Michael Jortberg
Higher Education Industry Leader
Acxiom Corporation
Identity checking will be a requirement in higher education. Frauds are being committed. A federal law is on the books. The rules are being reviewed. Michael Jortberg discusses the topic with expertise.
Who needs identity checking in higher education?
Any accredited school with a distance learning program will need to review their people, processes and technology. For some schools it's a matter of academic integrity. How do we know each student is doing his or her own work? For others it will be preventing title IV financial aid fraud. Fraudsters have already targeted online schools in student loan scams.
How much identity checking is desired?
For academic integrity, random checks are useful before online exams. There are high-risk situations that require more frequency. Three high-risk examples are password resets, new online enrollments and transcript access. They need identity checking during each transaction.
You believe that a single focus on learner identity is troublesome. Please explain.
Over-reliance on only faculty or only technology won't effectively stop a problem. Take the campus store for example. To prevent theft, management trains staff to spot thieves, to inventory merchandise, and also uses door sensors or security cameras. That's an appropriate mix of people, processes, and technology. The same mix is needed in online learning. Identity verification is just a technology. People and processes are also needed.

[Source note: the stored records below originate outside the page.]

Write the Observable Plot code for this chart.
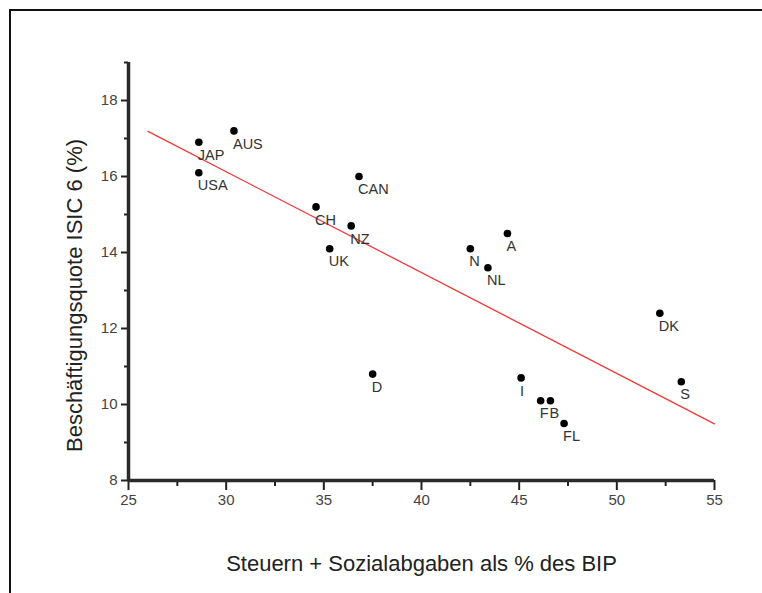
<!DOCTYPE html>
<html>
<head>
<meta charset="utf-8">
<script src="https://cdn.jsdelivr.net/npm/d3@7"></script>
<script src="https://cdn.jsdelivr.net/npm/@observablehq/plot@0.6"></script>
<style>
  html, body { margin: 0; padding: 0; background: #fff; }
  #wrap { position: relative; width: 762px; height: 593px; overflow: hidden; }
  #frame { position: absolute; left: 9px; top: 9px; width: 800px; height: 700px;
           border-top: 2px solid #111; border-left: 2px solid #111; pointer-events: none; }
  svg { font-family: "Liberation Sans", Arial, sans-serif; }
</style>
</head>
<body>
<div id="wrap"><div id="frame"></div></div>
<script>
// Country codes
const countries = ["JAP","AUS","USA","CAN","CH","NZ","UK","N","A","NL","DK","D","I","F","B","FL","S"];
// Steuern + Sozialabgaben als % des BIP
const taxShare = [28.6, 30.4, 28.6, 36.8, 34.6, 36.4, 35.3, 42.5, 44.4, 43.4, 52.2, 37.5, 45.1, 46.1, 46.6, 47.3, 53.3];
// Beschäftigungsquote ISIC 6 (%)
const employment = [16.9, 17.2, 16.1, 16.0, 15.2, 14.7, 14.1, 14.1, 14.5, 13.6, 12.4, 10.8, 10.7, 10.1, 10.1, 9.5, 10.6];

const xMajor = [25, 30, 35, 40, 45, 50, 55];
const xMinor = [27.5, 32.5, 37.5, 42.5, 47.5, 52.5];
const yMajor = [8, 10, 12, 14, 16, 18];
const yMinor = [9, 11, 13, 15, 17, 19];
const xDomain = [25, 55];
const yDomain = [8, 19];
const fitRange = [26, 55];

const xTitle = "Steuern + Sozialabgaben als % des BIP";
const yTitle = "Beschäftigungsquote ISIC 6 (%)";

const data = countries.map((c, i) => ({name: c, x: taxShare[i], y: employment[i]}));

// least-squares fit
const mx = d3.mean(taxShare), my = d3.mean(employment);
const slope = d3.sum(data, d => (d.x - mx) * (d.y - my)) / d3.sum(data, d => (d.x - mx) ** 2);
const fit = fitRange.map(x => ({x, y: my + slope * (x - mx)}));

const chart = Plot.plot({
  width: 762,
  height: 593,
  marginLeft: 128,
  marginRight: 48,
  marginTop: 62,
  marginBottom: 113,
  style: {fontFamily: "Liberation Sans, Arial, sans-serif", background: "transparent", overflow: "visible"},
  x: {domain: xDomain, axis: null},
  y: {domain: yDomain, axis: null},
  marks: [
    Plot.axisX(xMajor, {label: null, tickSize: 10, tickPadding: 4, fontSize: 15, stroke: "#222", strokeWidth: 2, color: "#444", tickFormat: d => d}),
    Plot.axisX(xMinor, {label: null, tickSize: 6, stroke: "#222", strokeWidth: 2, tickFormat: () => ""}),
    Plot.axisY(yMajor, {label: null, tickSize: 7, tickPadding: 4, fontSize: 15, stroke: "#222", strokeWidth: 2, color: "#444", tickFormat: d => d}),
    Plot.axisY(yMinor, {label: null, tickSize: 4, stroke: "#222", strokeWidth: 2, tickFormat: () => ""}),
    Plot.ruleY([yDomain[0]], {stroke: "#2a2a2a", strokeWidth: 3.5}),
    Plot.ruleX([xDomain[0]], {y1: yDomain[0], y2: yDomain[1], stroke: "#2a2a2a", strokeWidth: 3.5}),
    Plot.line(fit, {x: "x", y: "y", stroke: "#f03838", strokeWidth: 1.3}),
    Plot.dot(data, {x: "x", y: "y", r: 3.8, fill: "#000"}),
    Plot.text(data, {x: "x", y: "y", text: "name", textAnchor: "start", dx: -1, dy: 13, fontSize: 14.5, fill: "#333"}),
    Plot.text([xTitle], {frameAnchor: "bottom", dy: 90, fontSize: 22, fill: "#222"}),
    Plot.text([yTitle], {frameAnchor: "left", textAnchor: "middle", dx: -54, dy: 24, rotate: -90, fontSize: 22, fill: "#222"})
  ]
});
document.getElementById("wrap").prepend(chart);
</script>
</body>
</html>
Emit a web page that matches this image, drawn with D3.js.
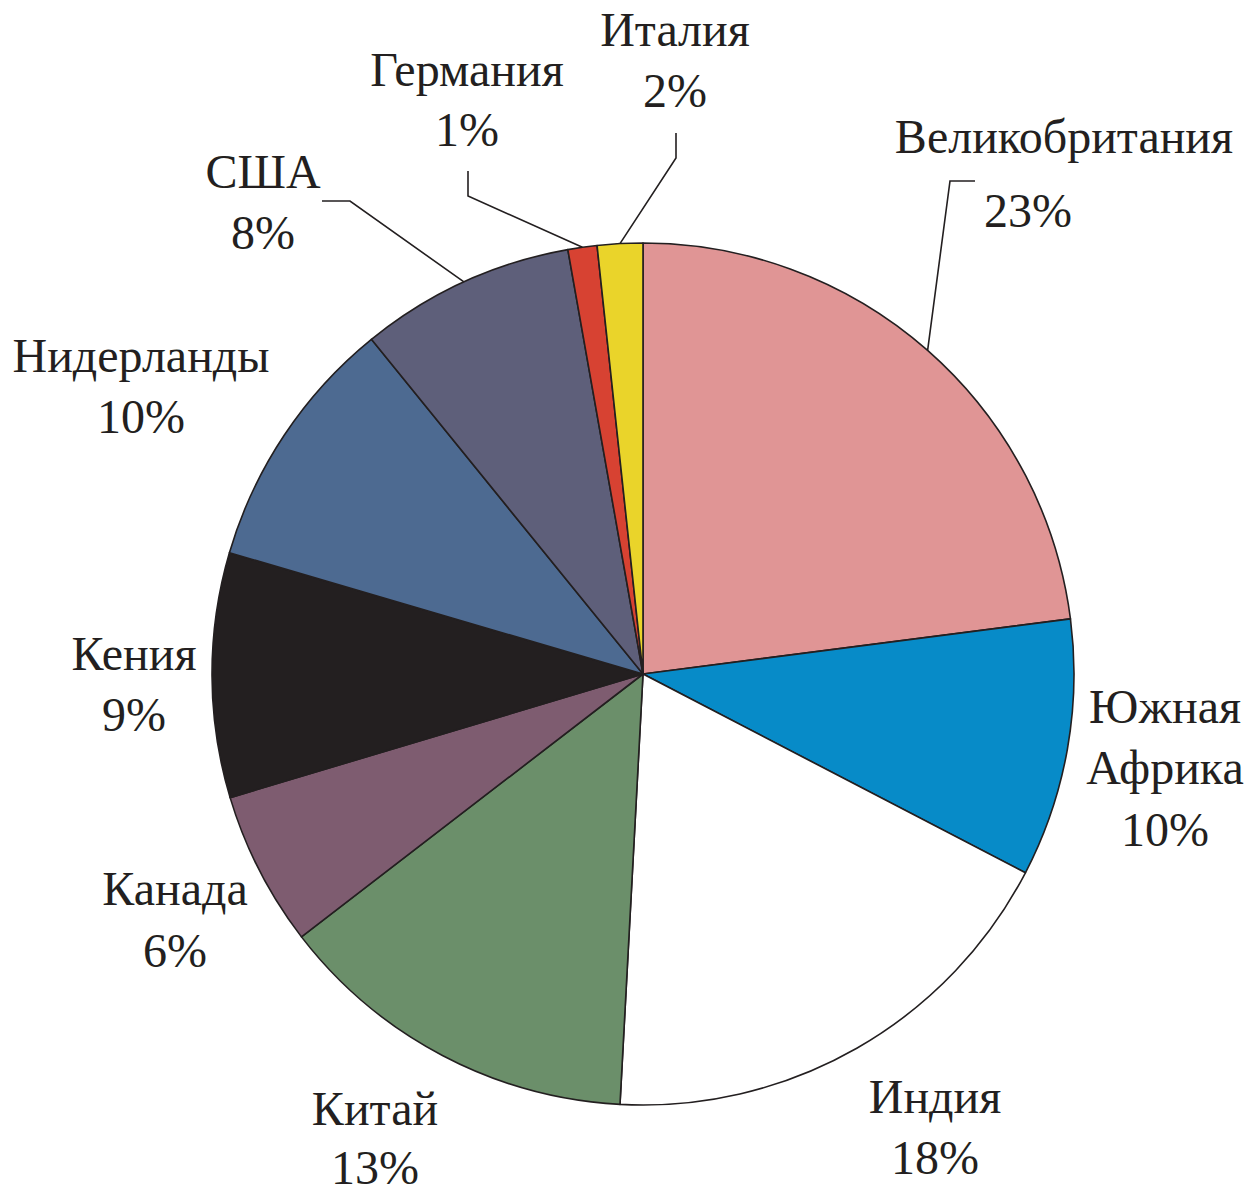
<!DOCTYPE html>
<html>
<head>
<meta charset="utf-8">
<script src="https://cdn.jsdelivr.net/npm/d3@7"></script>
<style>
  html, body { margin: 0; padding: 0; background: #ffffff; }
  svg { display: block; }
</style>
</head>
<body>
<svg id="chart" width="1258" height="1191"></svg>
<script>
// ---- data ----
const countries = ["Великобритания", "Южная Африка", "Индия", "Китай", "Канада", "Кения", "Нидерланды", "США", "Германия", "Италия"];
const shares = [22.96, 9.67, 18.22, 13.71, 5.81, 9.17, 9.61, 8.06, 1.09, 1.70];
const percentLabels = ["23%", "10%", "18%", "13%", "6%", "9%", "10%", "8%", "1%", "2%"];
const colors = ["#E09595", "#078BC8", "#FFFFFF", "#6B8F6A", "#7E5C70", "#231F20", "#4D6A91", "#5E5F7A", "#D74232", "#EAD42A"];

// ---- layout ----
const cx = 643, cy = 674, R = 431;
const ink = "#231F20";
const fontSize = 48;
const fontFamily = '"Liberation Serif"';

const labelLayout = [
  { lines: [["Великобритания", 1064, 153], ["23%", 1028, 227]], leader: [[975, 181], [950, 181]] },
  { lines: [["Южная", 1165, 723], ["Африка", 1165, 784], ["10%", 1165, 846]] },
  { lines: [["Индия", 935, 1113], ["18%", 935, 1174]] },
  { lines: [["Китай", 375, 1125], ["13%", 375, 1184]] },
  { lines: [["Канада", 175, 905], ["6%", 175, 967]] },
  { lines: [["Кения", 134, 670], ["9%", 134, 731]] },
  { lines: [["Нидерланды", 141, 372], ["10%", 141, 433]] },
  { lines: [["США", 263, 188], ["8%", 263, 249]], leader: [[322, 201], [350, 201]] },
  { lines: [["Германия", 467, 86], ["1%", 467, 146]], leader: [[468, 171], [468, 196]] },
  { lines: [["Италия", 675, 46], ["2%", 675, 107]], leader: [[676, 133], [676, 158]] }
];

const svg = d3.select("#chart");
const g = svg.append("g").attr("transform", `translate(${cx},${cy})`);

const data = countries.map((c, i) => ({ name: c, value: shares[i], color: colors[i], pct: percentLabels[i], layout: labelLayout[i] }));

const pie = d3.pie().sort(null).value(d => d.value).startAngle(0).endAngle(2 * Math.PI);
const arcs = pie(data);
const arc = d3.arc().innerRadius(0).outerRadius(R);
const edgeArc = d3.arc().innerRadius(R).outerRadius(R);

g.selectAll("path.slice")
  .data(arcs)
  .join("path")
  .attr("class", "slice")
  .attr("d", arc)
  .attr("fill", d => d.data.color)
  .attr("stroke", ink)
  .attr("stroke-width", 1.6)
  .attr("stroke-linejoin", "round");

const line = d3.line();
arcs.forEach(a => {
  const L = a.data.layout;
  if (!L.leader) return;
  const e = edgeArc.centroid(a);
  const pts = L.leader.map(p => [p[0], p[1]]).concat([[e[0] + cx, e[1] + cy]]);
  svg.append("path")
    .attr("d", line(pts))
    .attr("fill", "none")
    .attr("stroke", ink)
    .attr("stroke-width", 1.6);
});

arcs.forEach(a => {
  const L = a.data.layout;
  L.lines.forEach(([txt, x, y]) => {
    svg.append("text")
      .attr("x", x)
      .attr("y", y)
      .attr("text-anchor", "middle")
      .style("font-family", fontFamily)
      .style("font-size", fontSize + "px")
      .style("fill", ink)
      .text(txt);
  });
});
</script>
</body>
</html>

What legislation is on the books with identity-related administrative requirements?
The Higher Education Opportunity Act of 2008 states that distance education programs must insure the student who enrolls is the same student who performs the work and receives the degree.
Yet the law does not place requirements on schools. Please explain.
True. Compliance is the responsibility of national, regional and specialized accreditors. They will be passing the regulations on to each school beginning July 1, 2010. Spokespersons indicate the U.S. Department of Education believes federal aid dollars are at risk. Mary Mitchelson, acting ED Inspector General, is one such. Before the U.S. Senate in October 2009, she said "Our investigative work has confirmed the vulnerability of online education to fraud in the area of student eligibility."
How many authentication methods have emerged into available products?
There are four methods, tow of them old, and two of them new. A user ID grants access to a system, but like a housekey is easily shared if people want to share them. I believe user IDs will go the way of payphones. Proctored exams, even with photo IDs required, are comprehensive, but they are also expensive and difficult to manage among a widely distributed student body. Biometric hardware is one of the two new methods. Biometrics often require staff, faculty and student training. Biometrics usually involve a lengthy burn-in period. And significant expense is involved.
In 2006 and 2007 we worked with individuals from numerous education organizations like WCET, the Higher Learning Commission, and leaders of large distance education organizations to understand their needs. Our objective was to re-package the use of challenge questions which had proven quite successful in other industries.
Why do challenge questions apply well to online students?
They require no training. They are intuitive. They are very inexpensive. An identity system that relies on challenge questions can be operational in a couple hours. In fact, such a sysem is so secure that I can only demo the process to one individual whom I know at a time.